WRT voting, in the past few elections, for both political and crime (mailboxes getting broken into) reasons, it already made sense to take your ballots directly to the post office. If you have the time and ability, I always recommend taking it directly to your city hall.
This is correct - confirmed online and by my local post office.
I’m surprised that anyone mailing something needing today’s postmark would be content to simply drop it in a box and hope. I can verify that this does not always work.
Once, back when most people still mailed in their returns, I missed the deadline by a couple of days. I called the IRS to ask what I should do, and the very helpful woman said (paraphrasing since it was 25 years ago): “Nobody sits there and checks all the postmarks. Send it in, and if it arrives within a week or so, nobody will notice”

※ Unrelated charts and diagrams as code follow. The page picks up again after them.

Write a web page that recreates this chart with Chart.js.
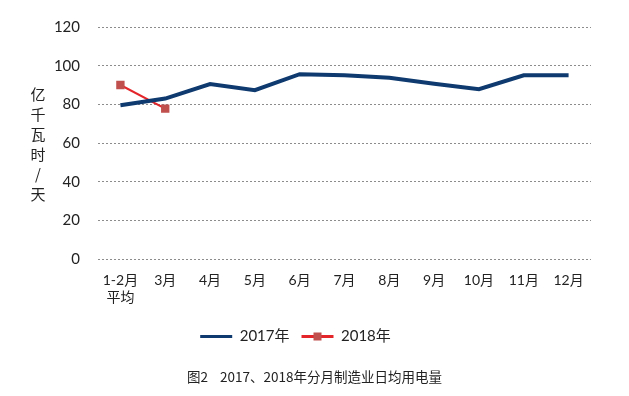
<!DOCTYPE html>
<html>
<head>
<meta charset="utf-8">
<script src="https://cdn.jsdelivr.net/npm/chart.js@4"></script>
<style>
    body { margin: 0; background: #fff; }
    #wrap { position: relative; width: 629px; height: 396px; }
    #caption {
        position: absolute; left: 0; width: 629px; top: 366px;
        text-align: center; font: 13.5px 'Noto Sans CJK SC', sans-serif; color: #222;
    }
</style>
</head>
<body>
<div id="wrap">
    <canvas id="powerChart" width="629" height="396"></canvas>
    <div id="caption">图2&nbsp;&nbsp;&nbsp;&nbsp;2017、2018年分月制造业日均用电量</div>
</div>
<script>
const months = [['1-2月', '平均'], '3月', '4月', '5月', '6月', '7月', '8月', '9月', '10月', '11月', '12月'];
const power2017 = [79.5, 83, 90.5, 87.3, 95.6, 95, 93.7, 90.6, 87.8, 95, 95];
const power2018 = [90, 77.8];
const yTicks = [0, 20, 40, 60, 80, 100, 120];
const yTitle = '亿千瓦时/天';

const fontFamily = "Lato, 'Noto Sans CJK SC', sans-serif";

document.addEventListener('DOMContentLoaded', function() {
    // stacked vertical axis title + square marker in the legend
    const extras = {
        id: 'extras',
        afterDraw(chart) {
            const ctx = chart.ctx;
            ctx.save();
            ctx.fillStyle = '#222';
            ctx.font = "15px 'Noto Sans CJK SC'";
            ctx.textAlign = 'center';
            ctx.textBaseline = 'middle';
            Array.from(yTitle).forEach(function(ch, i) {
                ctx.fillText(ch, 38, 94 + i * 20);
            });
            const box = chart.legend.legendHitBoxes[1];
            if (box) {
                const cx = box.left + 16;
                const cy = box.top + box.height / 2;
                ctx.fillStyle = '#c0504d';
                ctx.fillRect(cx - 4, cy - 4, 8, 8);
            }
            ctx.restore();
        }
    };

    const ctx = document.getElementById('powerChart').getContext('2d');
    new Chart(ctx, {
        type: 'line',
        data: {
            labels: months,
            datasets: [{
                label: '2017年',
                data: power2017,
                borderColor: '#0e3a6f',
                backgroundColor: '#0e3a6f',
                borderWidth: 4,
                pointRadius: 0,
                tension: 0
            }, {
                label: '2018年',
                data: power2018,
                borderColor: '#e4262b',
                backgroundColor: '#e4262b',
                borderWidth: 2,
                pointStyle: 'rect',
                pointRadius: 4.5,
                pointBackgroundColor: '#c0504d',
                pointBorderColor: '#c0504d',
                tension: 0
            }]
        },
        options: {
            responsive: false,
            animation: false,
            layout: { padding: { left: 0, right: 38, top: 24, bottom: 42 } },
            plugins: {
                legend: {
                    position: 'bottom',
                    labels: {
                        boxWidth: 32,
                        boxHeight: 3,
                        padding: 12,
                        color: '#222',
                        font: { family: fontFamily, size: 15 },
                        generateLabels: function(chart) {
                            const items = Chart.defaults.plugins.legend.labels.generateLabels(chart);
                            items.forEach(function(item) { item.lineWidth = 0; });
                            return items;
                        }
                    }
                },
                tooltip: { enabled: false }
            },
            scales: {
                x: {
                    offset: true,
                    afterFit: function(scale) { scale.height = 58; },
                    grid: { display: false, drawTicks: false },
                    border: { display: false },
                    ticks: {
                        padding: 13,
                        maxRotation: 0,
                        color: '#222',
                        font: { family: fontFamily, size: 14 }
                    }
                },
                y: {
                    min: 0,
                    max: 120,
                    afterFit: function(scale) { scale.width = 98; },
                    afterBuildTicks: function(scale) {
                        scale.ticks = yTicks.map(function(v) { return { value: v }; });
                    },
                    grid: { color: '#8c8c8c', drawTicks: false },
                    border: { display: false, dash: [2, 2] },
                    ticks: {
                        padding: 18,
                        color: '#222',
                        font: { family: fontFamily, size: 15 }
                    }
                }
            }
        },
        plugins: [extras]
    });
});
</script>
</body>
</html>
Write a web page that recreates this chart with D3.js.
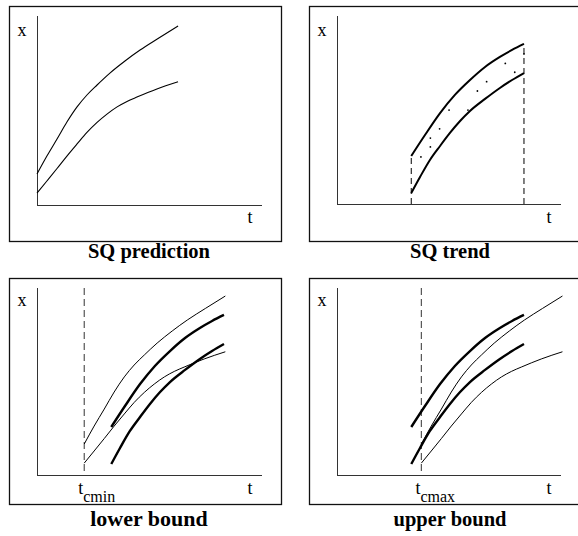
<!DOCTYPE html>
<html>
<head>
<meta charset="utf-8">
<title>SQ bounds</title>
<script src="https://cdn.jsdelivr.net/npm/d3@7"></script>
<style>
  body { margin: 0; background: #fff; }
  text { font-family: "Liberation Serif", "Times New Roman", serif; fill: #000; }
  .title { font-weight: bold; }
</style>
</head>
<body>
<div id="chart"></div>
<script>

// SQ prediction curves (t, x), t counted from the start of the prediction
const predUpper = [[0, 16.4], [4.4, 25.9], [8.9, 34.9], [13.3, 43.9], [17.8, 51.9], [22.2, 58.2], [26.7, 63.5],
                   [32.4, 69.8], [39.1, 76.2], [45.8, 82.0], [53.8, 88.1], [62.7, 94.7]];
const predLower = [[0, 6.3], [4.4, 12.7], [8.9, 19.3], [13.3, 25.9], [17.8, 32.3], [22.2, 38.4], [26.7, 43.7],
                   [31.1, 48.1], [35.6, 51.9], [40.0, 54.8], [44.4, 57.1], [53.3, 61.4], [62.7, 65.2]];

// SQ trend band and the observations it was fitted to
const trendUpper = [[33.0, 25.4], [39.1, 36.5], [45.8, 48.1], [52.4, 57.7], [59.1, 65.6], [65.8, 72.5],
                    [72.4, 77.8], [77.8, 81.5], [83.1, 84.7]];
const trendLower = [[33.0, 5.8], [36.9, 14.3], [41.3, 23.3], [45.8, 30.7], [50.2, 37.6], [54.7, 43.9],
                    [59.1, 49.2], [65.8, 55.6], [72.4, 61.4], [77.8, 65.6], [83.1, 69.3]];
const trendDots = [[37.3, 24.9], [41.5, 34.9], [41.5, 30.2], [45.6, 39.8], [49.8, 49.7], [58.2, 49.7],
                   [62.4, 59.8], [66.5, 64.7], [74.8, 74.4], [79.0, 69.7], [83.1, 79.4]];

const tcmin = 21;
const tcmax = 37.5;

const titles = ["SQ prediction", "SQ trend", "lower bound", "upper bound"];
const subLabels = ["", "", "cmin", "cmax"];

// layout of the four boxes (pixels)
const layout = [
  {fx: 9,   fy: 6,   fw: 272, fh: 235, ox: 37,  oy: 205, top: 16,  right: 262, tx: 149, ty: 258, ts: 20.5, xl: 20, tl: 18},
  {fx: 309, fy: 6,   fw: 290, fh: 235, ox: 337, oy: 204, top: 16,  right: 561, tx: 450, ty: 258, ts: 20.5, xl: 20, tl: 19},
  {fx: 9,   fy: 278, fw: 272, fh: 226, ox: 37,  oy: 475, top: 288, right: 262, tx: 149, ty: 526, ts: 22,   xl: 18, tl: 19},
  {fx: 309, fy: 278, fw: 290, fh: 226, ox: 337, oy: 475, top: 288, right: 561, tx: 450, ty: 526, ts: 20.5, xl: 18, tl: 19}
];

const svg = d3.select("#chart").append("svg")
  .attr("width", 578)
  .attr("height", 536);

function shift(series, dt) {
  return series.map(d => [d[0] + dt, d[1]]);
}

layout.forEach(function (p, i) {
  const g = svg.append("g");
  const xs = d3.scaleLinear().domain([0, 100]).range([p.ox, p.ox + 225]);
  const ys = d3.scaleLinear().domain([0, 100]).range([p.oy, p.oy - 189]);
  const line = d3.line().x(d => xs(d[0])).y(d => ys(d[1])).curve(d3.curveMonotoneX);

  // box
  g.append("rect")
    .attr("x", p.fx + 0.5).attr("y", p.fy + 0.5)
    .attr("width", p.fw).attr("height", p.fh)
    .attr("fill", "none").attr("stroke", "#111").attr("stroke-width", 1.3);

  // axes
  g.append("line")
    .attr("x1", p.ox + 0.5).attr("x2", p.ox + 0.5)
    .attr("y1", p.top).attr("y2", p.oy + 0.5)
    .attr("stroke", "#333");
  g.append("line")
    .attr("x1", p.ox).attr("x2", p.right)
    .attr("y1", p.oy + 0.5).attr("y2", p.oy + 0.5)
    .attr("stroke", "#333");

  g.append("text").attr("x", p.ox - 15).attr("y", p.top + p.xl)
    .attr("text-anchor", "middle").style("font-size", "18px").text("x");
  g.append("text").attr("x", p.right - 12).attr("y", p.oy + p.tl)
    .attr("text-anchor", "middle").style("font-size", "18px").text("t");

  g.append("text").attr("class", "title")
    .attr("x", p.tx).attr("y", p.ty)
    .attr("text-anchor", "middle").style("font-size", p.ts + "px").text(titles[i]);

  if (i == 0) {
    [predUpper, predLower].forEach(function (s) {
      g.append("path").attr("d", line(s))
        .attr("fill", "none").attr("stroke", "#000").attr("stroke-width", 1.1);
    });
  }

  if (i == 1) {
    const ends = [trendUpper[0], trendUpper[trendUpper.length - 1]];
    ends.forEach(function (d) {
      g.append("line")
        .attr("x1", xs(d[0])).attr("x2", xs(d[0]))
        .attr("y1", ys(0)).attr("y2", ys(d[1]))
        .attr("stroke", "#000").attr("stroke-dasharray", "6,4");
    });
    [trendUpper, trendLower].forEach(function (s) {
      g.append("path").attr("d", line(s))
        .attr("fill", "none").attr("stroke", "#000").attr("stroke-width", 2);
    });
    g.selectAll("circle").data(trendDots).enter().append("circle")
      .attr("cx", d => xs(d[0])).attr("cy", d => ys(d[1]))
      .attr("r", 0.9).attr("fill", "#000");
  }

  if (i >= 2) {
    const tc = i == 2 ? tcmin : tcmax;
    g.append("line")
      .attr("x1", xs(tc)).attr("x2", xs(tc))
      .attr("y1", p.top).attr("y2", p.oy)
      .attr("stroke", "#555").attr("stroke-width", 1.2).attr("stroke-dasharray", "7,4");

    [shift(predUpper, tc), shift(predLower, tc)].forEach(function (s) {
      g.append("path").attr("d", line(s))
        .attr("fill", "none").attr("stroke", "#000").attr("stroke-width", 1);
    });
    [trendUpper, trendLower].forEach(function (s) {
      g.append("path").attr("d", line(s))
        .attr("fill", "none").attr("stroke", "#000").attr("stroke-width", 2.4);
    });

    const lab = g.append("text").attr("x", xs(tc) - 6).attr("y", p.oy + 19).style("font-size", "18px");
    lab.append("tspan").text("t");
    lab.append("tspan").attr("dy", 8).style("font-size", "16px").text(subLabels[i]);
  }
});

</script>
</body>
</html>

The long delays counting votes are mostly because Republican office-holders don’t allow the counting to start until all of the votes are in. They do this because it causes delays, which they can complain about and point to as evidence of fraud.
In California: “Vote-by-mail ballots that are mailed must be postmarked on or before Election Day and received by your county elections office no later than 7 days after Election Day.”
Allowing them to be counted that late causes unnecessary delays in results and fosters false claims of vote manipulation.
That link has a chart of the certification deadlines for all states. Many of them certify as late as December, including California, which has a deadline of December 7. The myth of late ballots is an ideological tactic rather than a results changer.
Back when my tax bite wasn’t so large, I would routinely do this as an experiment. Given the huge mass of incoming mail the IRS gets in Mid-April, I predicted no one was checking postmarks. My experience matched the advice you received.
With ballots, I’m not sure it really matters if some are invalidated because they are past the date. Certainly it’s important to count all the votes, but I’m not sure it would make any kind of significant difference. If votes are invalidated because they are past the date, chances are it’s just a small number of votes, and I would guess the vote breakdown would be consistent with how votes overall are split. So if the votes are split 60/40 between the candidates, I would expect the mail in votes to be pretty close to that breakdown. Unless there’s some reason that voters of a certain side are especially over-represented in mail in ballots and those voters typically send in their ballots very late, it seems like the small number of votes invalidated because they are postmarked late would not affect the election in any meaningful way.
It would surely make a difference if ballots from certain areas are postmarked late but not others. Like urban areas vs. rural areas. Voters are not distributed homogeneously. For instance, voters from urban areas tend to be Democrat-leaning, while voters from rural areas tend to be Republican-leaning.
And elections in many areas of the country can swing the final result by very small shifts (of a few percentage points).
Finally, whether it changes the result or not, not counting votes is a very bad message to send if you are in favor of increasing democratic (small-d) participation.
More importantly, if they owe you money, they don’t care when you file for it. If you owe them money, sure they want it, but where’s the value of going after someone who has a correctly submitted form with proper payment even if it shows up a few days late? It’d cost the government more than its worth.
Obviously you missed the narrative. If the returns on election day show that the “right” candidate is winning, the Democrat Fraud Squad swings into action and floods the system with illegal ballots that still get counted, even though they arrived late.
I think the reason is to fuck up mail in voting. Somehow the ballots from Gotrocks Acres will be postmarked with all due haste while the ballots from Skidrow Heights will take weeks to get their postmarks.
I don’t favor doing or not doing things for fear of conspiracy theories. MAGAbots will never accept an election that they don’t win, so fuck their asses.
given our current reality, there is no reason to assume this change was made for anything but fucking up voting in some way that benefits the Repubes. I’m in Oregon where voting by mail has been working perfectly so of course changes need to be made.